**DIRECTION:** Copy the data below exactly, omitting any picture it contains.

**DATA:**
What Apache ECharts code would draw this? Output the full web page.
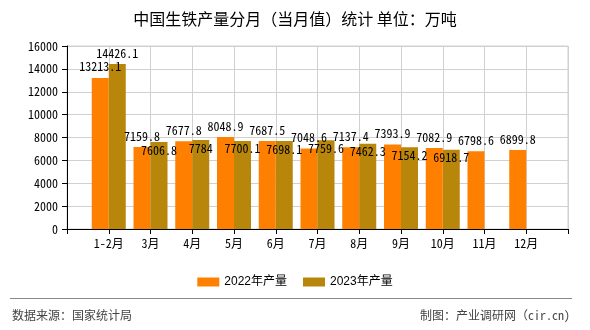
<!DOCTYPE html>
<html>
<head>
<meta charset="utf-8">
<script src="https://cdn.jsdelivr.net/npm/echarts@6/dist/echarts.min.js"></script>
<style>html,body{margin:0;padding:0;background:#fff;}#c{width:590px;height:330px;}</style>
</head>
<body>
<div id="c"></div>
<script>
const months = ["1-2月","3月","4月","5月","6月","7月","8月","9月","10月","11月","12月"];
const values2022 = [13213.1, 7159.8, 7677.8, 8048.9, 7687.5, 7048.6, 7137.4, 7393.9, 7082.9, 6798.6, 6899.8];
const values2023 = [14426.1, 7606.8, 7784, 7700.1, 7698.1, 7759.6, 7462.3, 7154.2, 6918.7, null, null];
const yTicks = [0, 2000, 4000, 6000, 8000, 10000, 12000, 14000, 16000];
const seriesNames = ["2022年产量", "2023年产量"];

const MONO = '"Noto Sans Mono CJK SC", "Noto Sans CJK SC", "DejaVu Sans Mono", monospace';
const cats = [""].concat(months, [""]);
const pad = arr => [null].concat(arr, [null]);

const d2022 = pad(values2022);
const d2023 = pad(values2023).map((v, i) => {
  if (v == null) return null;
  if (i === 1) return { value: v, label: { position: 'top', distance: 5 } };
  return { value: v };
});

const chart = echarts.init(document.getElementById('c'), null, { renderer: 'canvas' });
chart.setOption({
  animation: false,
  backgroundColor: '#fff',
  title: {
    text: '中国生铁产量分月（当月值）统计 单位：万吨',
    left: 'center', top: 6,
    textStyle: { fontSize: 16, fontWeight: 'normal', color: '#000', fontFamily: '"Noto Sans CJK SC", sans-serif' }
  },
  legend: {
    data: seriesNames,
    left: 'center', top: 271,
    itemWidth: 22, itemHeight: 9, itemGap: 16,
    textStyle: { fontSize: 12, color: '#000', fontFamily: '"Liberation Sans", "Noto Sans CJK SC", sans-serif' },
    icon: 'rect'
  },
  grid: { left: 67, right: 22, top: 46, bottom: 101, containLabel: false, show: true, borderColor: '#d0d0d0', borderWidth: 1 },
  xAxis: {
    type: 'category',
    data: cats,
    boundaryGap: false,
    axisLine: { lineStyle: { color: '#000', width: 1 } },
    axisTick: { show: true, interval: 0, length: 5, lineStyle: { color: '#000' } },
    axisLabel: { interval: 0, margin: 8, fontSize: 12, color: '#000', fontFamily: MONO },
    splitLine: { show: true, interval: 0, lineStyle: { color: '#d0d0d0', width: 1 } }
  },
  yAxis: {
    type: 'value',
    min: yTicks[0], max: yTicks[yTicks.length - 1], interval: yTicks[1] - yTicks[0],
    axisLine: { show: true, lineStyle: { color: '#000', width: 1 } },
    axisTick: { show: true, length: 5, lineStyle: { color: '#000' } },
    axisLabel: { margin: 9, fontSize: 12, color: '#000', fontFamily: MONO, formatter: v => String(v) },
    splitLine: { show: true, lineStyle: { color: '#d0d0d0', width: 1 } }
  },
  series: [
    {
      name: seriesNames[0], type: 'bar', data: d2022,
      barWidth: 17, barGap: '0%',
      itemStyle: { color: '#FF8000' },
      label: { show: true, position: 'top', distance: 5, fontSize: 12, color: '#000', fontFamily: MONO }
    },
    {
      name: seriesNames[1], type: 'bar', data: d2023,
      barWidth: 17, barGap: '0%',
      itemStyle: { color: '#B8860B' },
      label: { show: true, position: 'insideTop', distance: 2, fontSize: 12, color: '#000', fontFamily: MONO }
    }
  ],
  graphic: [
    { type: 'line', shape: { x1: 10, y1: 298.5, x2: 572, y2: 298.5 }, style: { stroke: '#888', lineWidth: 1 } },
    { type: 'text', left: 12, top: 309, style: { text: '数据来源：国家统计局', fontSize: 12, fill: '#444', fontFamily: '"Noto Sans CJK SC", sans-serif' } },
    { type: 'text', right: 20, top: 309, style: { text: '制图：产业调研网（cir.cn)', fontSize: 12, fill: '#444', fontFamily: MONO } }
  ]
});
</script>
</body>
</html>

**THE ANSWER:**
What Apache ECharts code would draw this? Output the full web page.
<!DOCTYPE html>
<html>
<head>
<meta charset="utf-8">
<script src="https://cdn.jsdelivr.net/npm/echarts@6/dist/echarts.min.js"></script>
<style>html,body{margin:0;padding:0;background:#fff;}#c{width:590px;height:330px;}</style>
</head>
<body>
<div id="c"></div>
<script>
const months = ["1-2月","3月","4月","5月","6月","7月","8月","9月","10月","11月","12月"];
const values2022 = [13213.1, 7159.8, 7677.8, 8048.9, 7687.5, 7048.6, 7137.4, 7393.9, 7082.9, 6798.6, 6899.8];
const values2023 = [14426.1, 7606.8, 7784, 7700.1, 7698.1, 7759.6, 7462.3, 7154.2, 6918.7, null, null];
const yTicks = [0, 2000, 4000, 6000, 8000, 10000, 12000, 14000, 16000];
const seriesNames = ["2022年产量", "2023年产量"];

const MONO = '"Noto Sans Mono CJK SC", "Noto Sans CJK SC", "DejaVu Sans Mono", monospace';
const cats = [""].concat(months, [""]);
const pad = arr => [null].concat(arr, [null]);

const d2022 = pad(values2022);
const d2023 = pad(values2023).map((v, i) => {
  if (v == null) return null;
  if (i === 1) return { value: v, label: { position: 'top', distance: 5 } };
  return { value: v };
});

const chart = echarts.init(document.getElementById('c'), null, { renderer: 'canvas' });
chart.setOption({
  animation: false,
  backgroundColor: '#fff',
  title: {
    text: '中国生铁产量分月（当月值）统计 单位：万吨',
    left: 'center', top: 6,
    textStyle: { fontSize: 16, fontWeight: 'normal', color: '#000', fontFamily: '"Noto Sans CJK SC", sans-serif' }
  },
  legend: {
    data: seriesNames,
    left: 'center', top: 271,
    itemWidth: 22, itemHeight: 9, itemGap: 16,
    textStyle: { fontSize: 12, color: '#000', fontFamily: '"Liberation Sans", "Noto Sans CJK SC", sans-serif' },
    icon: 'rect'
  },
  grid: { left: 67, right: 22, top: 46, bottom: 101, containLabel: false, show: true, borderColor: '#d0d0d0', borderWidth: 1 },
  xAxis: {
    type: 'category',
    data: cats,
    boundaryGap: false,
    axisLine: { lineStyle: { color: '#000', width: 1 } },
    axisTick: { show: true, interval: 0, length: 5, lineStyle: { color: '#000' } },
    axisLabel: { interval: 0, margin: 8, fontSize: 12, color: '#000', fontFamily: MONO },
    splitLine: { show: true, interval: 0, lineStyle: { color: '#d0d0d0', width: 1 } }
  },
  yAxis: {
    type: 'value',
    min: yTicks[0], max: yTicks[yTicks.length - 1], interval: yTicks[1] - yTicks[0],
    axisLine: { show: true, lineStyle: { color: '#000', width: 1 } },
    axisTick: { show: true, length: 5, lineStyle: { color: '#000' } },
    axisLabel: { margin: 9, fontSize: 12, color: '#000', fontFamily: MONO, formatter: v => String(v) },
    splitLine: { show: true, lineStyle: { color: '#d0d0d0', width: 1 } }
  },
  series: [
    {
      name: seriesNames[0], type: 'bar', data: d2022,
      barWidth: 17, barGap: '0%',
      itemStyle: { color: '#FF8000' },
      label: { show: true, position: 'top', distance: 5, fontSize: 12, color: '#000', fontFamily: MONO }
    },
    {
      name: seriesNames[1], type: 'bar', data: d2023,
      barWidth: 17, barGap: '0%',
      itemStyle: { color: '#B8860B' },
      label: { show: true, position: 'insideTop', distance: 2, fontSize: 12, color: '#000', fontFamily: MONO }
    }
  ],
  graphic: [
    { type: 'line', shape: { x1: 10, y1: 298.5, x2: 572, y2: 298.5 }, style: { stroke: '#888', lineWidth: 1 } },
    { type: 'text', left: 12, top: 309, style: { text: '数据来源：国家统计局', fontSize: 12, fill: '#444', fontFamily: '"Noto Sans CJK SC", sans-serif' } },
    { type: 'text', right: 20, top: 309, style: { text: '制图：产业调研网（cir.cn)', fontSize: 12, fill: '#444', fontFamily: MONO } }
  ]
});
</script>
</body>
</html>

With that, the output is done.